Dimanche matin, après des coups de feu entendus près de la présidence, des militaires ont fait intrusion sur les antennes de la télévision nationale pour annoncer la destitution du président Talon, évoquant la « dégradation de la situation sécuritaire » ainsi que des atteintes aux « libertés fondamentales ».

Quelques heures plus tard, le ministre béninois de l’Intérieur, Alassane Seidou, est également apparu à la télévision nationale pour déclarer que le coup avait échoué.

Patrice Talon a confirmé cette information lors d’une brève allocution à la Nation dimanche soir, assurant que la situation était « totalement sous contrôle » et que la « sécurité et l’ordre public seront maintenus partout sur le territoire national ».

« Cette forfaiture ne restera pas impunie », a-t-il ajouté, en félicitant les militaires de la garde républicaine à son arrivée au palais présidentiel.

La France, ancienne puissance coloniale, a condamné dimanche soir la tentative de coup d’État et a appelé ses ressortissants « à la plus grande prudence et notamment à rester confinés », en raison d' »un contexte à cette heure encore volatile ».

Malgré une journée durant laquelle la plupart des habitants ont poursuivi leurs activités à Cotonou, la capitale économique a commencé à se vider plus tôt que d’habitude dans la soirée, selon un journaliste de l’AFP. Plusieurs barrages militaires étaient positionnés dans la zone de la présidence et du camp militaire voisin de Guézo.

« Ce soir, on va essayer de rentrer plus tôt. On ne sait pas qui est à la base de ce coup d’État », a déclaré à l’AFP Michelle Eudoxie, une coiffeuse de 50 ans. De son côté, Nabil Sacca, un vendeur d’essence se trouvant près du palais présidentiel dans la matinée, a raconté : « Ce matin, j’ai commencé à entendre les sons des balles. J’ai quitté le quartier pour aller ailleurs parce que j’ai eu peur. »
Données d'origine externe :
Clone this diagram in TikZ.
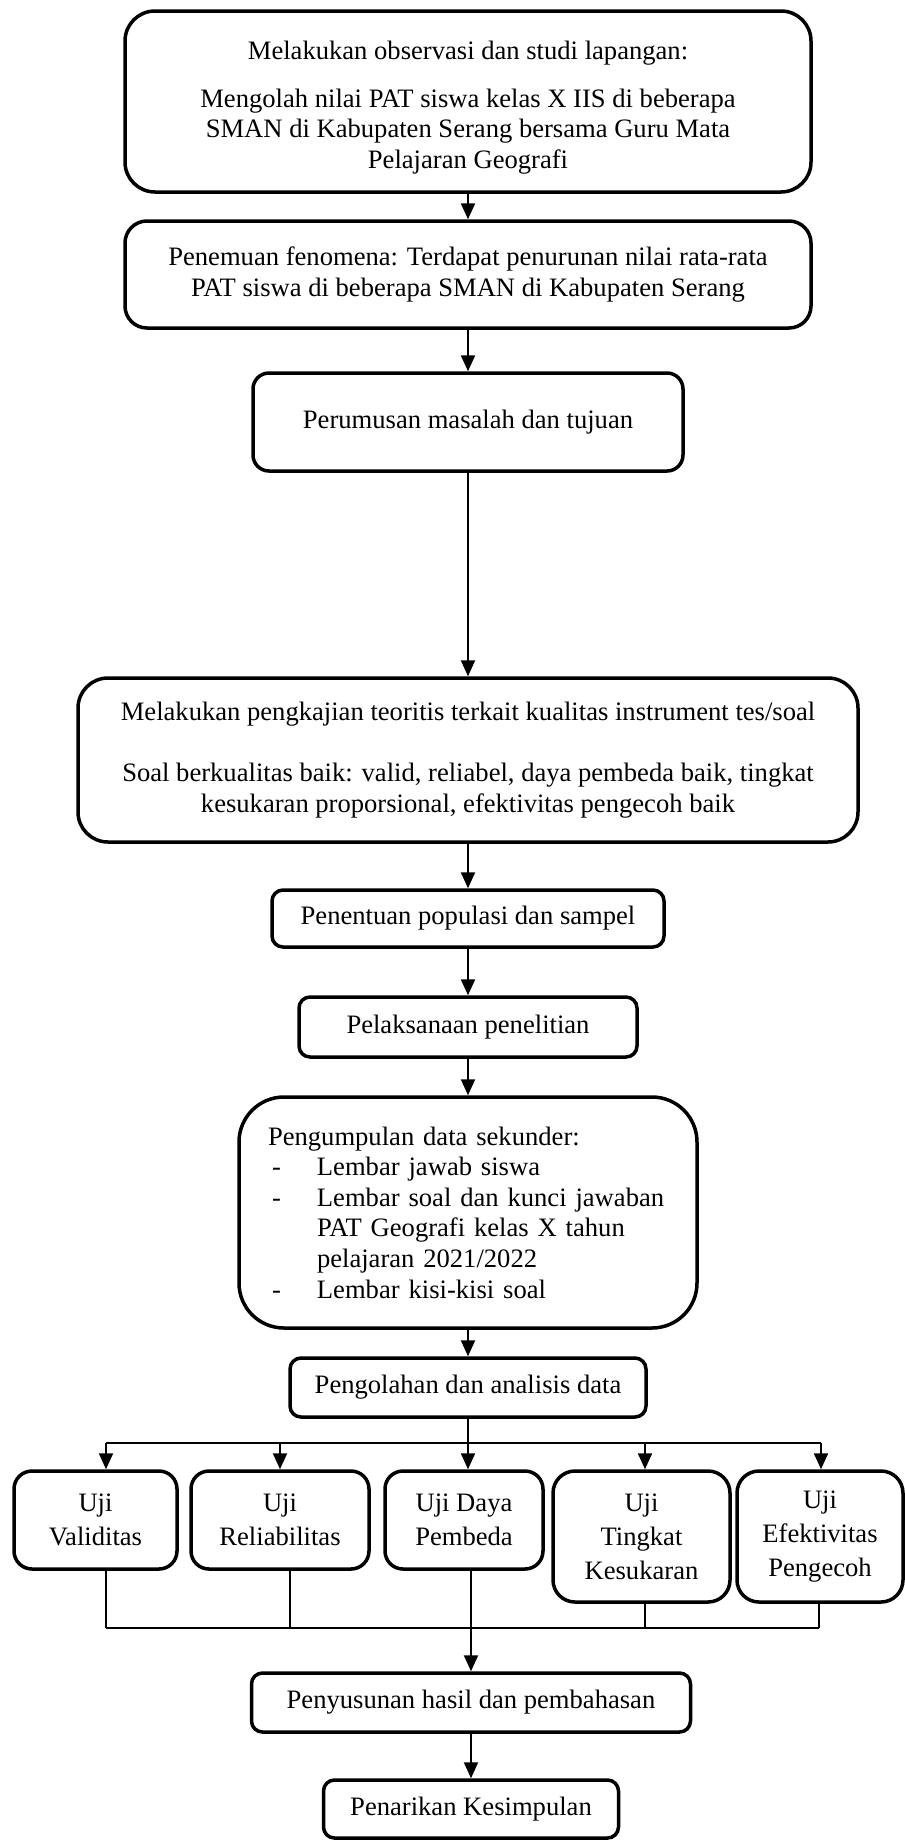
\documentclass[tikz,border=0pt]{standalone}
\usepackage{fontspec}
\setmainfont{Liberation Serif}
\usetikzlibrary{arrows.meta}
\begin{document}
\begin{tikzpicture}[x=1pt,y=-1pt,
  txt/.style={inner sep=0pt, align=center, font=\fontsize{26.6}{30.6}\selectfont},
  box/.style={txt, draw=black, line width=3.5pt, rounded corners=#1},
  box/.default=12pt,
  kid/.style={box=#1, font=\fontsize{26.6}{34}\selectfont},
  kid/.default=18pt,
  arr/.style={line width=2.2pt, -{Triangle[length=16pt,width=14pt]}},
  thinln/.style={line width=1.2pt}]
\fill[white] (0,0) rectangle (905,1840);
\useasboundingbox (0,0) rectangle (905,1840);
\hyphenpenalty=10000

\node[box=30pt, minimum width=686pt, minimum height=181pt] (b1) at (468,101.5) {};
\node[txt] (b1t) at (468,107.5)
  {Melakukan observasi dan studi lapangan:\\[17pt]
   Mengolah nilai PAT siswa kelas X IIS di beberapa\\
   SMAN di Kabupaten Serang bersama Guru Mata\\
   Pelajaran Geografi};
\node[box=22pt, minimum width=686pt, minimum height=107pt] (b2) at (468,274.5)
  {Penemuan fenomena: Terdapat penurunan nilai rata-rata\\
   PAT siswa di beberapa SMAN di Kabupaten Serang};
\node[box=16pt, minimum width=430pt, minimum height=98pt] (b3) at (468,422)
  {Perumusan masalah dan tujuan};
\node[box=30pt, minimum width=780pt, minimum height=164pt] (b4) at (468,760)
  {Melakukan pengkajian teoritis terkait kualitas instrument tes/soal\\[30.6pt]
   Soal berkualitas baik: valid, reliabel, daya pembeda baik, tingkat\\
   kesukaran proporsional, efektivitas pengecoh baik};
\node[box=11pt, minimum width=392pt, minimum height=57pt] (b5) at (468,918.5)
  {Penentuan populasi dan sampel};
\node[box=11pt, minimum width=338pt, minimum height=60pt] (b6) at (468,1027)
  {Pelaksanaan penelitian};
\node[box=45pt, minimum width=458pt, minimum height=231pt, align=left, text width=400pt] (b7) at (468,1212.5)
  {Pengumpulan data sekunder:\\
   \makebox[49pt][l]{\hspace{4pt}-}Lembar jawab siswa\\
   \makebox[49pt][l]{\hspace{4pt}-}Lembar soal dan kunci jawaban\\
   \hspace*{49pt}PAT Geografi kelas X tahun\\
   \hspace*{49pt}pelajaran 2021/2022\\
   \makebox[49pt][l]{\hspace{4pt}-}Lembar kisi-kisi soal};
\node[box=11pt, minimum width=356pt, minimum height=59pt] (b8) at (468,1387.5)
  {Pengolahan dan analisis data};

\node[kid, minimum width=163pt, minimum height=98pt] (c1) at (95.5,1520) {Uji\\Validitas};
\node[kid, minimum width=178pt, minimum height=98pt] (c2) at (280,1520) {Uji\\Reliabilitas};
\node[kid, minimum width=158pt, minimum height=98pt] (c3) at (464,1520) {Uji Daya\\Pembeda};
\node[kid=22pt, minimum width=177pt, minimum height=131pt] (c4) at (641.5,1536.5) {Uji\\Tingkat\\Kesukaran};
\node[kid=22pt, minimum width=166pt, minimum height=131pt] (c5) at (820,1536.5) {Uji\\Efektivitas\\Pengecoh};

\node[box=11pt, minimum width=439pt, minimum height=59pt] (b9) at (471,1702.5)
  {Penyusunan hasil dan pembahasan};
\node[box=11pt, minimum width=295pt, minimum height=58pt] (b10) at (471,1809)
  {Penarikan Kesimpulan};

\draw[arr] (b1.south) -- (b2.north);
\draw[arr] (b2.south) -- (b3.north);
\draw[arr] (b3.south) -- (b4.north);
\draw[arr] (b4.south) -- (b5.north);
\draw[arr] (b5.south) -- (b6.north);
\draw[arr] (b6.south) -- (b7.north);
\draw[arr] (b7.south) -- (b8.north);

\coordinate (t0) at (468,1443);
\coordinate (j1) at (106,1443);
\coordinate (j2) at (280,1443);
\coordinate (j3) at (468,1443);
\coordinate (j4) at (645,1443);
\coordinate (j5) at (821,1443);
\draw[thinln] (b8.south) -- (t0);
\draw[thinln] (j1) -- (j5);
\draw[arr] (j1) -- (j1 |- c1.north);
\draw[arr] (j2) -- (j2 |- c2.north);
\draw[arr] (j3) -- (j3 |- c3.north);
\draw[arr] (j4) -- (j4 |- c4.north);
\draw[arr] (j5) -- (j5 |- c5.north);

\coordinate (k1) at (106,1628);
\coordinate (k2) at (290,1628);
\coordinate (k3) at (471,1628);
\coordinate (k4) at (645,1628);
\coordinate (k5) at (819,1628);
\draw[thinln] (k1 |- c1.south) -- (k1);
\draw[thinln] (k2 |- c2.south) -- (k2);
\draw[thinln] (k3 |- c3.south) -- (k3);
\draw[thinln] (k4 |- c4.south) -- (k4);
\draw[thinln] (k5 |- c5.south) -- (k5);
\draw[thinln] (k1) -- (k5);
\draw[arr] (k3) -- (b9.north);
\draw[arr] (b9.south) -- (b10.north);
\end{tikzpicture}
\end{document}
Selon des sources militaires contactées par l’AFP, une douzaine de soldats ont été arrêtés, parmi lesquels figurent certains des auteurs de la tentative de putsch, bien qu’il n’ait pas été précisé si le meneur des mutins, le lieutenant-colonel Pascal Tigri, en faisait partie.
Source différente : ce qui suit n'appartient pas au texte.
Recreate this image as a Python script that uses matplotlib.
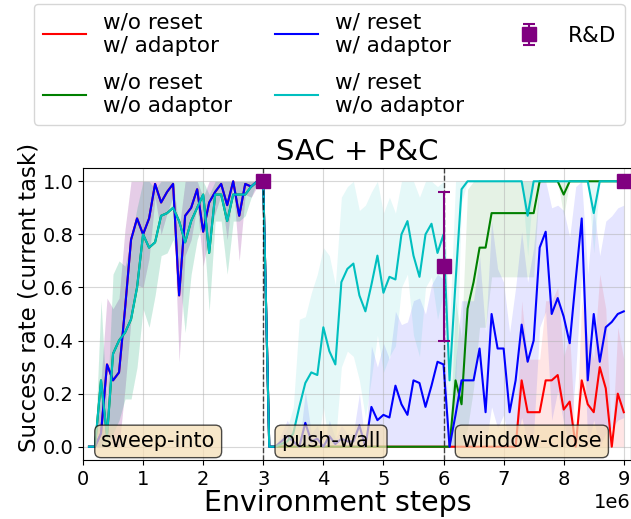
import matplotlib.pyplot as plt
import numpy as np

# evaluation every 1e5 env steps, 30 evaluations per task
steps = np.arange(1, 91) * 1e5
task_names = ['sweep-into', 'push-wall', 'window-close']
task_starts = [0, 3e6, 6e6]

# --- task 1: sweep-into (reset makes no difference before the first switch)
sweep_adaptor = [0.0, 0.0, 0.05, 0.31, 0.25, 0.28, 0.52, 0.78, 0.86, 0.80,
                 0.86, 0.99, 0.92, 0.96, 0.99, 0.57, 0.87, 0.90, 0.97, 0.81,
                 0.92, 0.96, 0.99, 0.91, 1.0, 0.87, 0.99, 0.98, 1.0, 1.0]
sweep_adaptor_std = [0.0, 0.0, 0.2, 0.25, 0.27, 0.28, 0.3, 0.3, 0.25, 0.2,
                     0.15, 0.05, 0.12, 0.08, 0.05, 0.25, 0.15, 0.12, 0.06, 0.13,
                     0.12, 0.08, 0.04, 0.13, 0.02, 0.17, 0.04, 0.04, 0.02, 0.0]
sweep_no_adaptor = [0.0, 0.0, 0.25, 0.04, 0.35, 0.40, 0.43, 0.48, 0.60, 0.80,
                    0.75, 0.77, 0.87, 0.88, 0.90, 0.85, 0.77, 0.85, 0.90, 0.95,
                    0.73, 0.95, 0.95, 0.85, 0.95, 0.95, 0.95, 0.98, 1.0, 1.0]
sweep_no_adaptor_std = [0.0, 0.0, 0.3, 0.1, 0.3, 0.3, 0.25, 0.3, 0.3, 0.28,
                        0.3, 0.2, 0.15, 0.15, 0.12, 0.18, 0.34, 0.2, 0.12, 0.1,
                        0.22, 0.1, 0.1, 0.2, 0.1, 0.1, 0.08, 0.04, 0.0, 0.0]

# --- task 2: push-wall
push_no_reset = [0.0] * 30
push_reset_adaptor = [0.0, 0.0, 0.02, 0.04, 0.02, 0.0, 0.09, 0.02, 0.03, 0.0,
                      0.04, 0.01, 0.03, 0.02, 0.02, 0.08, 0.0, 0.15, 0.10, 0.12,
                      0.11, 0.23, 0.16, 0.12, 0.25, 0.24, 0.15, 0.23, 0.32, 0.31]
push_reset_adaptor_std = [0.0, 0.0, 0.03, 0.06, 0.03, 0.0, 0.12, 0.03, 0.05, 0.0,
                          0.06, 0.02, 0.05, 0.03, 0.03, 0.12, 0.0, 0.23, 0.2, 0.27,
                          0.22, 0.28, 0.3, 0.35, 0.3, 0.32, 0.35, 0.38, 0.33, 0.32]
push_reset_no_adaptor = [0.0, 0.0, 0.01, 0.02, 0.05, 0.15, 0.24, 0.28, 0.27, 0.45,
                         0.36, 0.31, 0.62, 0.67, 0.69, 0.57, 0.51, 0.61, 0.72, 0.58,
                         0.64, 0.63, 0.80, 0.85, 0.72, 0.64, 0.80, 0.84, 0.73, 0.80]
push_reset_no_adaptor_std = [0.0, 0.0, 0.02, 0.05, 0.1, 0.33, 0.25, 0.3, 0.38, 0.3,
                             0.36, 0.3, 0.32, 0.31, 0.35, 0.32, 0.4, 0.35, 0.3, 0.3,
                             0.3, 0.25, 0.2, 0.2, 0.3, 0.3, 0.2, 0.2, 0.25, 0.22]

# --- task 3: window-close
window_no_reset_adaptor = [0.0, 0.0, 0.0, 0.0, 0.0, 0.0, 0.0, 0.0, 0.0, 0.0,
                           0.0, 0.0, 0.25, 0.13, 0.13, 0.13, 0.25, 0.25, 0.27, 0.14,
                           0.17, 0.0, 0.25, 0.16, 0.13, 0.30, 0.22, 0.0, 0.20, 0.13]
window_no_reset_adaptor_std = [0.0, 0.0, 0.0, 0.0, 0.0, 0.0, 0.0, 0.0, 0.0, 0.0,
                               0.0, 0.0, 0.3, 0.2, 0.2, 0.2, 0.3, 0.3, 0.33, 0.2,
                               0.25, 0.0, 0.3, 0.25, 0.2, 0.35, 0.3, 0.0, 0.25, 0.2]
window_no_reset_no_adaptor = [0.0, 0.25, 0.16, 0.52, 0.62, 0.75, 0.75, 0.88, 0.88, 0.88,
                              0.88, 0.88, 0.88, 0.88, 0.88, 1.0, 1.0, 1.0, 1.0, 0.95,
                              1.0, 1.0, 1.0, 1.0, 1.0, 1.0, 1.0, 1.0, 1.0, 1.0]
window_no_reset_no_adaptor_std = [0.0, 0.3, 0.25, 0.45, 0.4, 0.3, 0.3, 0.24, 0.24, 0.24,
                                  0.24, 0.24, 0.24, 0.24, 0.24, 0.0, 0.0, 0.0, 0.0, 0.08,
                                  0.0, 0.0, 0.0, 0.0, 0.0, 0.0, 0.0, 0.0, 0.0, 0.0]
window_reset_adaptor = [0.0, 0.12, 0.25, 0.25, 0.25, 0.37, 0.13, 0.50, 0.37, 0.37,
                        0.13, 0.25, 0.46, 0.32, 0.40, 0.75, 0.81, 0.50, 0.56, 0.49,
                        0.39, 0.63, 0.86, 0.25, 0.50, 0.32, 0.45, 0.47, 0.50, 0.51]
window_reset_adaptor_std = [0.0, 0.2, 0.3, 0.3, 0.3, 0.35, 0.3, 0.35, 0.3, 0.25,
                            0.3, 0.35, 0.35, 0.3, 0.35, 0.3, 0.3, 0.4, 0.35, 0.4,
                            0.4, 0.35, 0.2, 0.4, 0.4, 0.4, 0.4, 0.4, 0.4, 0.4]
window_reset_no_adaptor = [0.25, 0.62, 0.97, 1.0, 1.0, 1.0, 1.0, 1.0, 1.0, 1.0,
                           1.0, 1.0, 1.0, 0.87, 1.0, 1.0, 1.0, 1.0, 1.0, 1.0,
                           1.0, 1.0, 1.0, 1.0, 0.88, 1.0, 1.0, 1.0, 1.0, 1.0]
window_reset_no_adaptor_std = [0.2, 0.4, 0.05, 0.0, 0.0, 0.0, 0.0, 0.0, 0.0, 0.0,
                               0.0, 0.0, 0.0, 0.15, 0.0, 0.0, 0.0, 0.0, 0.0, 0.0,
                               0.0, 0.0, 0.0, 0.0, 0.15, 0.0, 0.0, 0.0, 0.0, 0.0]

# R&D reference points at the end of each task
rd_steps = [3e6, 6e6, 9e6]
rd_mean = [1.0, 0.68, 1.0]
rd_err = [0.0, 0.28, 0.0]

runs = [
    ('w/o reset\nw/ adaptor', 'r',
     sweep_adaptor + push_no_reset + window_no_reset_adaptor,
     sweep_adaptor_std + push_no_reset + window_no_reset_adaptor_std),
    ('w/o reset\nw/o adaptor', 'g',
     sweep_no_adaptor + push_no_reset + window_no_reset_no_adaptor,
     sweep_no_adaptor_std + push_no_reset + window_no_reset_no_adaptor_std),
    ('w/ reset\nw/ adaptor', 'b',
     sweep_adaptor + push_reset_adaptor + window_reset_adaptor,
     sweep_adaptor_std + push_reset_adaptor_std + window_reset_adaptor_std),
    ('w/ reset\nw/o adaptor', 'c',
     sweep_no_adaptor + push_reset_no_adaptor + window_reset_no_adaptor,
     sweep_no_adaptor_std + push_reset_no_adaptor_std + window_reset_no_adaptor_std),
]

fig = plt.figure(figsize=(6.31, 5.19), dpi=100)
ax = fig.add_axes([0.1315, 0.1137, 0.8685, 0.5626])

for label, color, mean, std in runs:
    mean = np.array(mean)
    std = np.array(std)
    ax.plot(steps, mean, color=color, lw=1.5, label=label)
    ax.fill_between(steps, np.clip(mean - std, 0, 1), np.clip(mean + std, 0, 1),
                    color=color, alpha=0.1, lw=0)

ax.errorbar(rd_steps, rd_mean, yerr=rd_err, fmt='s', color='purple',
            markersize=10, capsize=4, elinewidth=1.5, capthick=1.5,
            label='R&D', zorder=5)

# task switches
for t in task_starts[1:]:
    ax.axvline(t, color='k', ls='--', lw=1, alpha=0.7)

for name, t in zip(task_names, task_starts):
    ax.text(t + 0.3e6, 0.02, name, fontsize=15, ha='left', va='center',
            bbox=dict(boxstyle='round', facecolor='wheat', alpha=0.7))

ax.set_xlim(0, 9.12e6)
ax.set_ylim(-0.05, 1.05)
ax.set_xticks(np.arange(0, 10) * 1e6)
ax.set_yticks([0.0, 0.2, 0.4, 0.6, 0.8, 1.0])
ax.tick_params(labelsize=14)
ax.xaxis.get_offset_text().set_fontsize(14)
ax.grid(alpha=0.5)
ax.set_xlabel('Environment steps', fontsize=20.5)
ax.set_ylabel('Success rate (current task)', fontsize=16.5)
ax.xaxis.set_label_coords(0.465, -0.1)
ax.yaxis.set_label_coords(-0.077, 0.555)
ax.set_title('SAC + P&C', fontsize=21)

fig.legend(loc='upper center', bbox_to_anchor=(0.522, 0.997), ncol=3, fontsize=15.5,
           borderaxespad=0.1, labelspacing=0.8)

plt.savefig('out.png', dpi=100)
En fin d’après-midi, l’aviation nigériane a effectué des frappes à Cotonou, « en lien avec les protocoles de la Communauté économique des États de l’Afrique de l’Ouest (Cedeao) », a déclaré le porte-parole de l’armée de l’air nigériane, le général Ehimen Ejodamen, sans donner de précisions sur les cibles.

La Cedeao a ensuite annoncé le « déploiement immédiat » de troupes en provenance du Nigeria, de la Sierra Leone, de la Côte d’Ivoire et du Ghana, afin de soutenir « le gouvernement et l’armée républicaine » du Bénin et de « préserver l’ordre constitutionnel ».

La Force en attente de la Cedeao est mandatée pour assurer la paix et la stabilité de la région. Elle s’était par exemple déployée en Gambie en 2017 lorsque le président sortant Yahya Jammeh refusait de quitter le pouvoir. Toutefois, elle avait finalement renoncé à intervenir en 2023 après le coup d’État au Niger.

L’Union africaine (UA) a condamné cette tentative de coup d’État de « façon ferme et sans équivoque ».

L’histoire politique du Bénin a connu plusieurs coups d’État ou tentatives, mais le dernier remonte à 1972. « Aujourd’hui, c’est comme si je revivais ce que nos parents ont vécu à cette époque », a déclaré Remy Agblo, un commerçant, « heureusement que ça a été déjoué ».

Patrice Talon, au pouvoir depuis 2016, doit terminer son second mandat en 2026, le maximum autorisé par la Constitution. Son dauphin désigné, l’actuel ministre des Finances Romuald Wadagni, est largement perçu comme le favori pour la présidentielle d’avril 2026, le principal parti d’opposition ayant été écarté de la compétition.

« Il y a une tension perceptible dans le pays depuis des mois en raison des élections », a noté Anatole Zinsou, informaticien à Cotonou, qui déplore l' »exclusion » de certains acteurs du processus électoral.

Bien que salué pour le développement économique du Bénin, Patrice Talon est régulièrement critiqué par ses détracteurs pour avoir pris un tournant autoritaire dans un pays autrefois reconnu pour la vitalité de sa démocratie.